The other logbooks evoke memories of the endless routine of caring for the lighthouse, and the badly scarred WWI veteran who was Andrew Livingstone’s assistant until he disappeared one day.

The logbooks also remind Elizabeth of two odd and disturbing events that were never explained by her father. First is a lonely grave on a nearby island, whose simple marker bears Elizabeth’s name. Who is buried there under her name?

The second event is a remark that Elizabeth hears her mother say about Emily. “We . . . you should have let her go. You should have let her die,” came my mother’s voice angular and ragged. “What good is it? We have damned them both. Emily will never be right.”

Beautiful silent Emily who never spoke, shied away from strangers, never learned to read or write, who examined obsessively the plants and insects of Porphryr Island and drew or painted them in simple lines and brilliant colors; Emily who lived in a world of dreams.

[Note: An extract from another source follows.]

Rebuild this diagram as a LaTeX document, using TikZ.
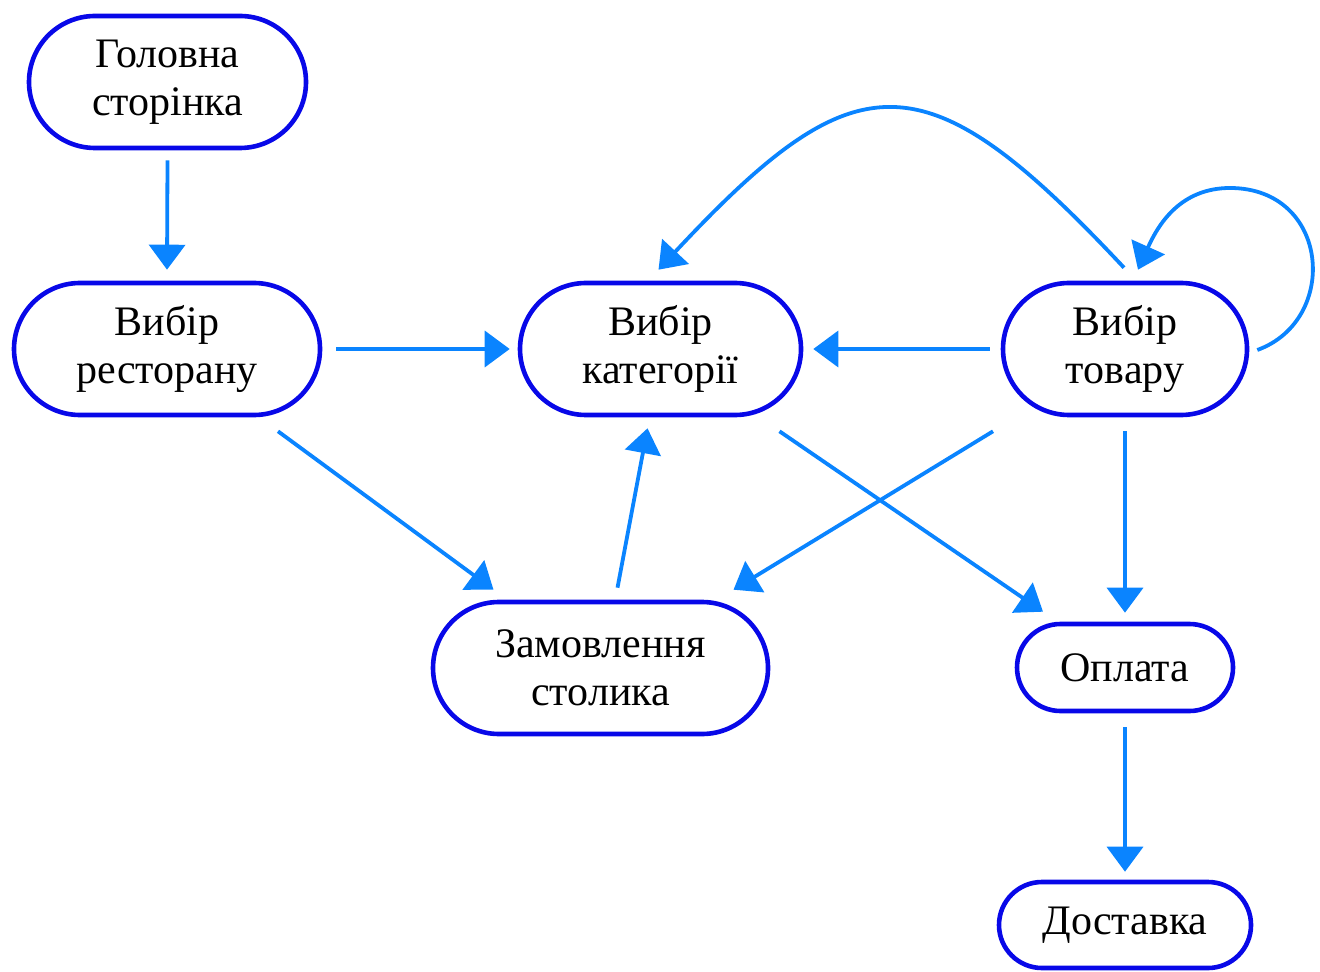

The logbook dated 1925–1929, the years that must hold the answer to Elizabeth’s questions, is missing. “Oh, Charlie, you took the book—1925–1930. What happened during those years. . . . ?”

But there are other questions that are answered in unexpected ways. The night that Elizabeth hears Morgan play the violin, and sees the sketches hidden in the violin case, sketches drawn by Emily in 1943, that Elizabeth knows that her story, her past, is also Morgan’s past.

The Lightkeeper’s Daughters by Jean E. Pendziwol is a remarkable achievement in several respects. Where so many authors feel so strongly that they must include all their research that it often results in indigestible clumps of verbiage skipped over by readers, Pendziwol skillfully integrates details about the routine of operating a lighthouse into her account of the Livingstone family, so the reader absorbs a great deal of specific knowledge without being aware.

Pendziwol’s descriptive narrative creates a detailed mental image of Porphryr Island without losing her readers in overwrought prose, while the unexpected twist at the end is one that any mystery writer would envy.

The Lightkeeper’s Daughters is a story of commitment, identity, and familial loyalty that will leave one in tears. Five out of five stars.